Liputan6.com, Jakarta - Ketua Komisi D DPRD DKI, Mohamad Sanusi melalui pengacaranya, Krisna Murti membantah merekomendasikan proyek di Dinas Tata Air ke pihak te‎rtentu. Hal ini terkait pernyataan Kepala Dinas Tata Air Pemerintah Provinsi DKI Jakarta, Teguh Hendrawan yang diperiksa Komisi Pemberantasan Korupsi (KPK) kemarin.
"Memang Bang Uci (Sanusi) pernah ditanyai apakah pernah merekomendasikan orang untuk dapat proyek. Bang Uci bilang tidak. Karena waktu itu kan Bang Uci belum di Komisi D," ucap Krisna di Gedung KPK, Jakarta, Kamis (14/7/2016).
Sanusi yang kembali menjalani pemeriksaan di Gedung KPK juga membantah soal itu. Dia menjawab singkat. "Tidak."
Advertisement
Sanusi diperiksa penyidik sebagai tersangka kasus dugaan‎ pencucian uang. Dugaan pencucian uang ini merupakan hasil pengembangan dari kasus dugaan suap pembahasan raperda suap reklamasi pulau di Teluk Jakarta.
Kemarin, Kepala Dinas Tata Air Pemprov DKI, Teguh Hendrawan mengatakan, dirinya diperiksa soal pengadaan pompa air dan suku cadang tahun 2012-2014. Keterangan yang dikorek penyidik berkaitan dengan proses lelang, kontrak hingga pembayarannya.
"Di situ terkait dengan masalah penyidikan yah. Jadi untuk itu dimintai keterangan keterangan saja dari Dinas Tata Air. Kita sudah melengkapi data proses lelang sampai kontrak, pembayaran kita lengkapi semua hari ini," ucap Teguh.
Kata Teguh, Dinas Tata Air bermitra kerja dengan Komisi D yang diketuai Sanusi. Dengan Komisi D pula pembahasan anggaran dari tiap proyek di Dinas Tata Air dilakukan.
"Pompa air yang di sini maksudnya yang digunakan untuk belanja barang yang digunakan Dinas Tata Air oleh dua perusahaan. Nah ini mungkin pengembangan yah seperti itu," kata Teguh.
KPK menetapkan Mohamad Sanusi sebagai tersangka kasus dugaan pencucian uang. Penetapan ini bagian dari pengembangan terhadap kasus dugaan suap pembahasan Raperda Zonasi Wilayah Pesisir dan Pulau-Pulau Kecil (RWZP3K) Provinsi Jakarta dan Raperda tentang Rencana Tata Ruang (RTR) Kawasan Strategis Pantai Utara Jakarta.

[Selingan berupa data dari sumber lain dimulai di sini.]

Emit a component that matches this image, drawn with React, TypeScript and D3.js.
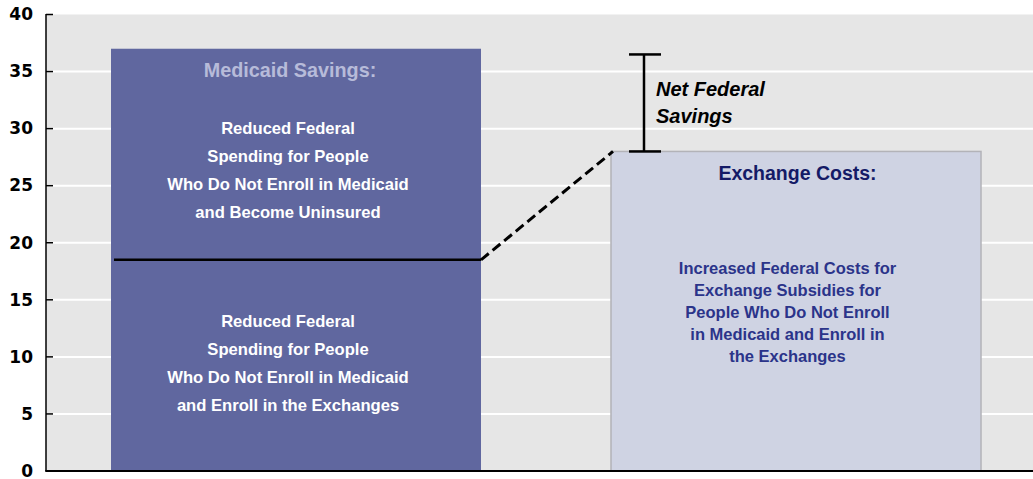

Atas perbuatannya ini, KPK menjerat Sanusi dengan Pasal 3 atau Pasal 4 Undang-Undang Nomor 8 tahun 2010 tentang Pemberantasan dan Pencegahan Tindak Pidana Pencucian Uang (UU TPPU) juncto Pasal 55 ayat 1 ke-1 KUHP.
‎Sebelumnya, Sanusi juga sudah ditetapkan KPK sebagai tersangka dalam kasus dugaan suap pembahasan raperda reklamasi bersama dua orang lainya, yakni Presiden Direktur PT APL Ariesman Widjaja dan Personal Assistant PT APL Trinanda Prihantoro.
Sanusi diduga menerima suap sebesar Rp 2 miliar‎ dari PT APL terkait dengan pembahasan Raperda RWZP3K dan Raperda RTR Kawasan Pesisir Pantai Utara Jakarta oleh DPRD DKI. Di mana kedua raperda itu sudah tiga kali ditunda pembahasannya di tingkat rapat paripurna.